Add pg_partman_bgw to shared_preload_libraries and set its parameters:

conf
shared_preload_libraries = 'pg_partman_bgw'

pg_partman_bgw.dbname = lago
pg_partman_bgw.interval = 3600   # seconds (1 hour)
pg_partman_bgw.role = lago
  • dbname — the database(s) to run maintenance on (comma-separated for multiple).
  • interval — how often to run, in seconds. 3600 = hourly.
  • role — the PostgreSQL role used to execute maintenance. Must have ownership or sufficient privileges on the partitioned tables and the partman schema.

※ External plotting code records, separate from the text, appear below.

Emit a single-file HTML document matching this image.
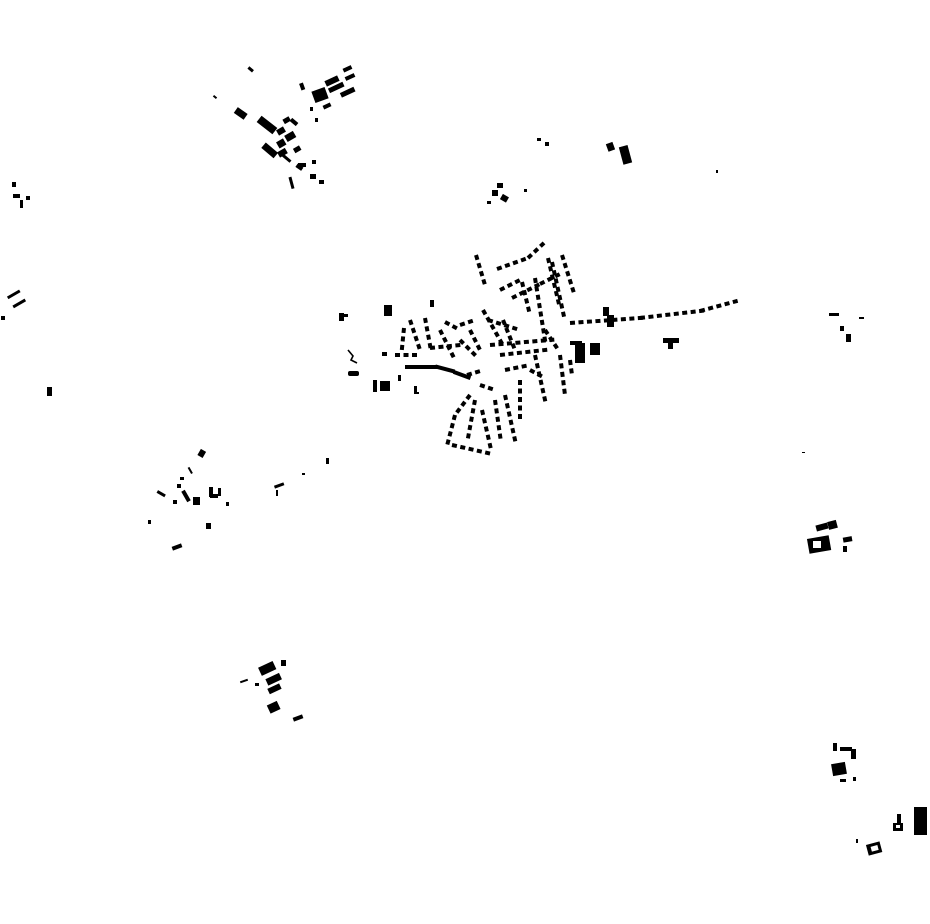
<!DOCTYPE html>
<html><head><meta charset="utf-8"><style>
html,body{margin:0;padding:0;background:#fff;width:930px;height:924px;overflow:hidden}
svg{display:block}
</style></head><body>
<svg id="s" width="930" height="924" viewBox="0 0 930 924" xmlns="http://www.w3.org/2000/svg">
<g fill="#000">
<rect x="235" y="110" width="12" height="7" transform="rotate(35 241 113)"/>
<rect x="257" y="121" width="20" height="8" transform="rotate(38 267 125)"/>
<rect x="262" y="147" width="16" height="7" transform="rotate(40 270 150)"/>
<rect x="277" y="128" width="8" height="6" transform="rotate(-30 281 131)"/>
<rect x="285" y="133" width="10" height="7" transform="rotate(-30 290 136)"/>
<rect x="277" y="140" width="8" height="7" transform="rotate(-30 281 143)"/>
<rect x="278" y="150" width="9" height="6" transform="rotate(-30 282 153)"/>
<rect x="283" y="118" width="7" height="5" transform="rotate(-30 286 120)"/>
<rect x="290" y="120" width="8" height="4" transform="rotate(40 294 122)"/>
<rect x="294" y="147" width="7" height="5" transform="rotate(-30 297 150)"/>
<rect x="296" y="165" width="7" height="4" transform="rotate(35 299 167)"/>
<rect x="282" y="157" width="10" height="3" transform="rotate(40 287 158)"/>
<rect x="298" y="163" width="8" height="4"/>
<rect x="312" y="160" width="4" height="4"/>
<rect x="290" y="177" width="3" height="12" transform="rotate(-15 291 183)"/>
<rect x="310" y="174" width="6" height="5"/>
<rect x="319" y="180" width="5" height="4"/>
<rect x="248" y="68" width="6" height="3" transform="rotate(40 251 69)"/>
<rect x="213" y="96" width="4" height="2" transform="rotate(40 215 97)"/>
<rect x="300" y="83" width="4" height="7" transform="rotate(-20 302 86)"/>
<rect x="313" y="89" width="14" height="12" transform="rotate(-20 320 95)"/>
<rect x="325" y="78" width="14" height="6" transform="rotate(-25 332 81)"/>
<rect x="328" y="85" width="16" height="5" transform="rotate(-25 336 87)"/>
<rect x="343" y="67" width="9" height="4" transform="rotate(-25 347 69)"/>
<rect x="345" y="75" width="10" height="4" transform="rotate(-25 350 77)"/>
<rect x="340" y="90" width="15" height="5" transform="rotate(-25 347 92)"/>
<rect x="323" y="104" width="8" height="4" transform="rotate(-25 327 106)"/>
<rect x="310" y="107" width="3" height="4"/><rect x="315" y="118" width="3" height="4"/>
<rect x="12" y="182" width="4" height="5"/><rect x="13" y="194" width="7" height="4"/><rect x="20" y="200" width="3" height="8"/><rect x="26" y="196" width="4" height="4"/>
<rect x="10" y="292" width="14" height="3" transform="rotate(-30 17 300)"/><rect x="12" y="302" width="14" height="3" transform="rotate(-30 19 303)"/><rect x="1" y="316" width="4" height="4"/>
<rect x="47" y="387" width="5" height="9"/>
<rect x="607" y="143" width="7" height="8" transform="rotate(-20 610 147)"/>
<rect x="621" y="146" width="9" height="18" transform="rotate(-15 625 155)"/>
<rect x="537" y="138" width="4" height="3"/><rect x="545" y="142" width="4" height="4"/>
<rect x="716" y="170" width="2" height="3"/>
<rect x="497" y="183" width="6" height="5"/><rect x="492" y="190" width="6" height="6"/><rect x="501" y="195" width="7" height="6" transform="rotate(30 504 198)"/><rect x="487" y="201" width="4" height="3"/><rect x="524" y="189" width="3" height="3"/>
<rect x="829" y="313" width="10" height="3"/><rect x="859" y="317" width="5" height="2"/><rect x="840" y="326" width="4" height="5"/><rect x="846" y="334" width="5" height="8"/>
<rect x="816" y="524" width="12" height="6" transform="rotate(-15 822 527)"/><rect x="828" y="521" width="9" height="8" transform="rotate(-15 832 525)"/>
<rect x="808" y="537" width="22" height="15" transform="rotate(-10 819 544)"/><rect x="813" y="541" width="8" height="7" fill="#fff"/>
<rect x="843" y="537" width="9" height="5" transform="rotate(-10 847 539)"/><rect x="843" y="546" width="4" height="6"/>
<rect x="802" y="452" width="3" height="1"/>
<rect x="833" y="743" width="4" height="8"/><rect x="840" y="747" width="12" height="4"/><rect x="851" y="749" width="5" height="10"/>
<rect x="832" y="763" width="14" height="12" transform="rotate(-10 839 769)"/><rect x="840" y="779" width="6" height="3"/><rect x="853" y="777" width="3" height="4"/>
<rect x="914" y="807" width="13" height="28"/><rect x="897" y="814" width="4" height="10"/><rect x="893" y="823" width="10" height="8"/><rect x="896" y="825" width="4" height="3" fill="#fff"/>
<rect x="867" y="843" width="14" height="11" transform="rotate(-15 874 848)"/><rect x="871" y="846" width="7" height="5" fill="#fff" transform="rotate(-15 874 848)"/><rect x="856" y="839" width="2" height="4"/>
<rect x="259" y="664" width="16" height="9" transform="rotate(-25 267 668)"/><rect x="281" y="660" width="5" height="6"/>
<rect x="266" y="676" width="15" height="7" transform="rotate(-25 273 679)"/><rect x="268" y="686" width="13" height="6" transform="rotate(-25 274 689)"/>
<rect x="268" y="703" width="11" height="9" transform="rotate(-25 273 707)"/><rect x="293" y="716" width="10" height="4" transform="rotate(-20 298 718)"/>
<rect x="240" y="680" width="8" height="2" transform="rotate(-20 244 681)"/><rect x="255" y="683" width="4" height="3"/>
<rect x="199" y="450" width="6" height="7" transform="rotate(30 202 453)"/>
<rect x="189" y="467" width="2" height="7" transform="rotate(-30 190 470)"/>
<rect x="177" y="484" width="4" height="4"/><rect x="180" y="477" width="4" height="3"/>
<rect x="157" y="492" width="9" height="3" transform="rotate(30 161 493)"/>
<rect x="173" y="500" width="4" height="4"/>
<rect x="184" y="490" width="4" height="12" transform="rotate(-30 186 496)"/>
<rect x="193" y="497" width="7" height="8"/><rect x="209" y="487" width="4" height="10"/><rect x="210" y="494" width="8" height="4"/><rect x="218" y="488" width="3" height="8"/>
<rect x="226" y="502" width="3" height="4"/><rect x="148" y="520" width="3" height="4"/>
<rect x="206" y="523" width="5" height="6"/><rect x="172" y="545" width="10" height="4" transform="rotate(-20 177 547)"/>
<rect x="274" y="484" width="10" height="3" transform="rotate(-20 279 485)"/><rect x="276" y="490" width="2" height="6"/><rect x="302" y="473" width="3" height="2"/><rect x="326" y="458" width="3" height="6"/>
<rect x="384" y="305" width="8" height="11"/><rect x="380" y="381" width="10" height="10"/><rect x="373" y="380" width="4" height="12"/><rect x="398" y="375" width="3" height="6"/>
<rect x="414" y="386" width="3" height="8"/><rect x="414" y="392" width="5" height="2"/>
<rect x="339" y="313" width="5" height="8"/><rect x="342" y="314" width="6" height="3"/>
<rect x="348" y="371" width="11" height="5" rx="2"/>
<path d="M348 350 L353 356 L351 360 L357 363" stroke="#000" stroke-width="1.6" fill="none"/>
<rect x="575" y="343" width="10" height="20"/><rect x="570" y="341" width="12" height="4"/><rect x="590" y="343" width="10" height="12"/>
<rect x="603" y="307" width="6" height="9"/><rect x="607" y="315" width="7" height="12"/>
<rect x="663" y="338" width="16" height="5"/><rect x="668" y="342" width="5" height="7"/>
<rect x="382" y="352" width="5" height="4"/><rect x="430" y="300" width="4" height="7"/>
<rect x="405" y="365" width="32" height="4"/><rect x="435" y="367" width="20" height="4" transform="rotate(15 445 369)"/><rect x="453" y="373" width="18" height="4" transform="rotate(20 462 375)"/>
</g>
<g id="d" fill="#000"></g>
</svg>
<script>
var lines=[
[[476,255],[485,285]],
[[497,269],[528,258],[545,242]],
[[512,298],[540,284],[558,275]],
[[500,290],[520,280]],
[[522,282],[530,315]],[[535,278],[545,340]],[[552,262],[563,312]],[[562,255],[573,290]],
[[548,258],[558,300]],
[[570,323],[640,318],[700,311],[737,301]],
[[483,310],[500,340]],[[488,320],[520,330]],[[503,320],[515,350]],
[[470,330],[480,350]],[[460,340],[475,355]],
[[490,345],[550,340]],[[500,355],[545,350]],
[[410,320],[420,350]],[[425,318],[430,345]],[[404,328],[402,348]],[[440,330],[455,360]],[[445,322],[460,330]],[[395,355],[420,355]],[[430,348],[460,345]],
[[460,325],[475,320]],[[467,375],[477,372]],
[[470,395],[455,415],[448,442]],[[452,445],[492,454]],
[[475,400],[468,438]],[[482,410],[490,445]],[[495,400],[500,435]],[[505,395],[515,440]],
[[520,380],[520,420]],[[535,355],[545,400]],[[530,370],[545,378]],
[[560,355],[565,395]],[[570,360],[572,375]],[[480,385],[495,390]],
[[505,370],[530,365]],[[545,330],[555,345]]
];
var g=document.getElementById('d');
lines.forEach(function(l){
 for(var i=0;i<l.length-1;i++){
  var a=l[i],b=l[i+1],dx=b[0]-a[0],dy=b[1]-a[1],L=Math.hypot(dx,dy),ang=Math.atan2(dy,dx)*180/Math.PI;
  for(var t=0;t<L;t+=8.5){
   var x=a[0]+dx*t/L,y=a[1]+dy*t/L;
   var r=document.createElementNS('http://www.w3.org/2000/svg','rect');
   r.setAttribute('x',x);r.setAttribute('y',y-2);r.setAttribute('width',5);r.setAttribute('height',4);
   r.setAttribute('transform','rotate('+ang+' '+x+' '+y+')');
   g.appendChild(r);
  }
 }
});
</script>
</body></html>
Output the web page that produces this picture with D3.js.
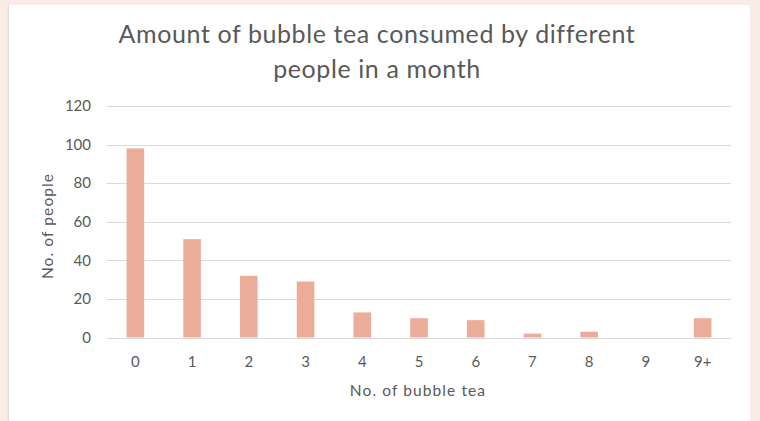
<!DOCTYPE html>
<html><head><meta charset="utf-8">
<script src="https://cdn.jsdelivr.net/npm/d3@7"></script>
<style>
html,body{margin:0;padding:0;background:#f9ece6;}
svg{display:block;}
</style></head>
<body>
<svg id="chart" width="760" height="421"></svg>
<script>
const categories = ["0","1","2","3","4","5","6","7","8","9","9+"];
const values = [98,51,32,29,13,10,9,2,3,0,10];
const yTicks = [0,20,40,60,80,100,120];
const titleLines = ["Amount of bubble tea consumed by different","people in a month"];
const xTitle = "No. of bubble tea";
const yTitle = "No. of people";

const svg = d3.select("#chart");
// panel
svg.append("rect").attr("x",7.5).attr("y",5).attr("width",1.5).attr("height",416).attr("fill","#e6e0dd");
svg.append("rect").attr("x",9).attr("y",5).attr("width",741).attr("height",416).attr("fill","#ffffff");

const m = {left:107, right:731, top:106, bottom:337.5};
const x = d3.scaleBand().domain(categories).range([m.left, m.right]).paddingInner(0.69).paddingOuter(0.345);
const y = d3.scaleLinear().domain([0,120]).range([m.bottom, m.top]);

const font = "Lato, 'Open Sans', sans-serif";
// grid
svg.append("g").selectAll("line").data(yTicks).join("line")
  .attr("x1",m.left).attr("x2",m.right)
  .attr("y1",d=>Math.round(y(d))+0.5).attr("y2",d=>Math.round(y(d))+0.5)
  .attr("stroke","#d9d9d9").attr("stroke-width",1);

// y axis labels
const yAxis = d3.axisLeft(y).tickValues(yTicks).tickSize(0).tickPadding(16);
const gy = svg.append("g").attr("transform",`translate(${m.left},0)`).call(yAxis);
gy.select(".domain").remove();
gy.selectAll("text").attr("font-family",font).attr("font-size",15).attr("fill","#595959");

// bars
svg.append("g").selectAll("rect").data(values).join("rect")
  .attr("x",(d,i)=>x(categories[i]))
  .attr("width",x.bandwidth())
  .attr("y",d=>y(d))
  .attr("height",d=>y(0)-y(d))
  .attr("fill","#ebad9a");

// x axis
const xAxis = d3.axisBottom(x).tickSize(0).tickPadding(19);
const gx = svg.append("g").attr("transform",`translate(0,${m.bottom})`).call(xAxis);
gx.select(".domain").remove();
gx.selectAll("text").attr("font-family",font).attr("font-size",15).attr("fill","#595959");

// titles
svg.append("g").selectAll("text").data(titleLines).join("text")
  .attr("x",377).attr("y",(d,i)=>43+i*35)
  .attr("text-anchor","middle")
  .attr("font-family",font).attr("font-weight",400).attr("font-size",25)
  .attr("letter-spacing",0.6)
  .attr("fill","#595959").text(d=>d);

svg.append("text").attr("x",418).attr("y",396).attr("text-anchor","middle")
  .attr("font-family",font).attr("font-size",15.5).attr("letter-spacing",1.1).attr("fill","#595959").text(xTitle);

svg.append("text").attr("transform","translate(53,226) rotate(-90)").attr("text-anchor","middle")
  .attr("font-family",font).attr("font-size",15.5).attr("letter-spacing",1.1).attr("fill","#595959").text(yTitle);
</script>
</body></html>
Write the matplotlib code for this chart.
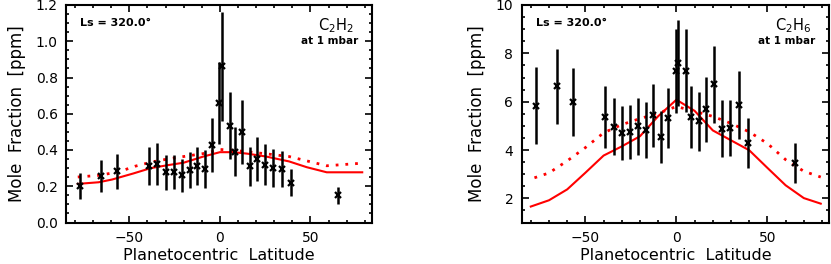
import matplotlib
matplotlib.use("Agg")
import matplotlib.pyplot as plt
from matplotlib.ticker import MultipleLocator, FormatStrFormatter

plt.rcParams['font.family'] = ['DejaVu Sans']

# ---- data ----
lat_obs = [-77.3, -65.8, -56.9, -39.1, -34.5, -30.0, -25.5, -20.9, -16.7, -12.7,
           -8.4, -4.4, -0.4, 0.9, 5.5, 8.2, 12.2, 16.4, 20.5, 24.9, 29.4, 34.2,
           39.1, 65.4]

c2h2_val = [0.200, 0.255, 0.282, 0.310, 0.322, 0.277, 0.277, 0.260, 0.292, 0.310,
            0.297, 0.425, 0.660, 0.861, 0.534, 0.390, 0.501, 0.310, 0.350, 0.319,
            0.301, 0.294, 0.219, 0.149]
c2h2_err = [0.071, 0.088, 0.098, 0.105, 0.116, 0.096, 0.094, 0.090, 0.099, 0.104,
            0.104, 0.149, 0.228, 0.302, 0.185, 0.135, 0.176, 0.107, 0.119, 0.112,
            0.104, 0.099, 0.074, 0.049]

c2h6_val = [5.84, 6.63, 5.98, 5.36, 4.97, 4.71, 4.75, 4.98, 4.81, 5.43,
            4.54, 5.31, 7.27, 7.59, 7.28, 5.36, 5.18, 5.69, 6.72, 4.88,
            4.91, 5.87, 4.29, 3.47]
c2h6_err = [1.58, 1.57, 1.42, 1.29, 1.18, 1.13, 1.13, 1.18, 1.16, 1.30,
            1.09, 1.24, 1.72, 1.77, 1.72, 1.29, 1.22, 1.35, 1.60, 1.17,
            1.17, 1.40, 1.02, 0.82]

# model curves
c2h2_lat_solid = [-78.5, -67, -59.6, -48, -38.2, -29, -20, -9.1, 0, 7.3, 15, 25.5, 38.2, 48, 59, 78.6]
c2h2_solid = [0.213, 0.222, 0.237, 0.270, 0.300, 0.316, 0.330, 0.364, 0.388, 0.388,
              0.380, 0.364, 0.337, 0.305, 0.277, 0.277]
c2h2_lat_dot = [-78.5, -67, -56, -47, -38, -29, -20, -7.3, 0, 8, 25.5, 38.2, 50, 59, 79.5]
c2h2_dot = [0.251, 0.260, 0.279, 0.310, 0.333, 0.350, 0.364, 0.383, 0.403, 0.398,
            0.379, 0.364, 0.335, 0.313, 0.328]

c2h6_lat_solid = [-80, -70, -60, -50, -40, -30, -20, -10, 0, 10, 20, 30, 40, 50, 60, 70, 79.3]
c2h6_solid = [1.66, 1.92, 2.37, 3.06, 3.77, 4.15, 4.57, 5.40, 6.08, 5.62, 4.81, 4.40,
              3.99, 3.26, 2.54, 2.01, 1.78]
c2h6_lat_dot = [-78, -70, -60, -50, -40, -30, -20, -10, 0, 10, 20, 30, 40, 50, 60, 70, 79.3]
c2h6_dot = [2.85, 3.05, 3.55, 4.10, 4.71, 5.05, 5.30, 5.52, 5.80, 5.60, 5.39, 5.10,
            4.75, 4.27, 3.60, 3.12, 2.88]

fig = plt.figure(figsize=(8.31, 2.64), dpi=100)
ax1 = fig.add_axes([66/831, 1-222.5/264, 306/831, 217.5/264])
ax2 = fig.add_axes([521.7/831, 1-222.5/264, 307.6/831, 217.5/264])

def style(ax, ylim, ymaj, ymin):
    ax.set_xlim(-85, 84)
    ax.set_ylim(*ylim)
    ax.xaxis.set_major_locator(MultipleLocator(50))
    ax.xaxis.set_minor_locator(MultipleLocator(10))
    ax.yaxis.set_major_locator(MultipleLocator(ymaj))
    ax.yaxis.set_minor_locator(MultipleLocator(ymin))
    ax.tick_params(which='both', direction='in', top=True, right=True, width=1.2,
                   labelsize=10)
    ax.tick_params(which='major', length=5, pad=6)
    ax.tick_params(which='minor', length=2.5)
    for s in ax.spines.values():
        s.set_linewidth(1.5)
    ax.set_xlabel('Planetocentric  Latitude', fontsize=11.5, labelpad=2)
    ax.set_ylabel('Mole  Fraction  [ppm]', fontsize=12, labelpad=7)
    ax.text(0.046, 0.917, 'Ls = 320.0°', transform=ax.transAxes, fontsize=8,
            fontweight='bold', va='center', ha='left')

# left panel
ax1.plot(c2h2_lat_solid, c2h2_solid, color='#ff0000', lw=1.5)
ax1.plot(c2h2_lat_dot, c2h2_dot, color='#ff0000', lw=2, linestyle=(0, (1, 2.5)))
ax1.errorbar(lat_obs, c2h2_val, yerr=c2h2_err, fmt='x', color='black', ecolor='black',
             elinewidth=1.8, markersize=5, mew=1.6, capsize=0)
style(ax1, (0, 1.2), 0.2, 0.05)
ax1.yaxis.set_major_formatter(FormatStrFormatter('%.1f'))
ax1.text(0.882, 0.905, 'C$_2$H$_2$', transform=ax1.transAxes, fontsize=10.5,
         ha='center', va='center')
ax1.text(0.954, 0.836, 'at 1 mbar', transform=ax1.transAxes, fontsize=7.5,
         fontweight='bold', ha='right', va='center')

# right panel
ax2.plot(c2h6_lat_solid, c2h6_solid, color='#ff0000', lw=1.5)
ax2.plot(c2h6_lat_dot, c2h6_dot, color='#ff0000', lw=2, linestyle=(0, (1, 2.5)))
ax2.errorbar(lat_obs, c2h6_val, yerr=c2h6_err, fmt='x', color='black', ecolor='black',
             elinewidth=1.8, markersize=5, mew=1.6, capsize=0)
style(ax2, (1, 10), 2, 0.5)
ax2.text(0.882, 0.905, 'C$_2$H$_6$', transform=ax2.transAxes, fontsize=10.5,
         ha='center', va='center')
ax2.text(0.954, 0.836, 'at 1 mbar', transform=ax2.transAxes, fontsize=7.5,
         fontweight='bold', ha='right', va='center')

fig.savefig('out.png', dpi=100)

Changes to shared_preload_libraries require a full server restart.

2. Verify the worker is running

sql
SELECT * FROM pg_stat_activity WHERE backend_type = 'pg_partman_bgw';

You should see one active row. You can also check the PostgreSQL logs for entries like:

LOG:  pg_partman_bgw: running maintenance on database "lago"

Approach 2: pg_cron

pg_partman_bgw is not provided by some managed PostgresSQL providers, in this case or if you prefer a SQL-level scheduling interface you could rely on pg_cron.

1. Install the pg_cron extension

pg_cron also requires being loaded at server start. In postgresql.conf:

conf
shared_preload_libraries = 'pg_cron'

cron.database_name = 'postgres'

Changes to shared_preload_libraries require a full server restart.

2. Enable the extension

Open a connection to the postgres database

sql
CREATE EXTENSION IF NOT EXISTS pg_cron;

3. Schedule the maintenance job

sql
SELECT cron.schedule_in_database(
  'partman-maintenance', 
  '@hourly',
  $$CALL partman.run_maintenance_proc()$$,
  'lago'
);

4. Verify the job is scheduled

sql
SELECT jobid, schedule, command, nodename, active
FROM cron.job
WHERE jobname = 'partman-maintenance';

5. Check execution history

sql
SELECT jobid, start_time, end_time, status, return_message
FROM cron.job_run_details
WHERE jobid = (SELECT jobid FROM cron.job WHERE jobname = 'partman-maintenance')
ORDER BY start_time DESC
LIMIT 10;

Lago default setup

The Lago Docker image (getlago/postgres-partman) ships with pg_partman pre-installed. The provided scripts/postgresql.conf already configures the pg_partman_bgw approach with hourly maintenance. No additional setup is required when using the default Docker Compose configuration.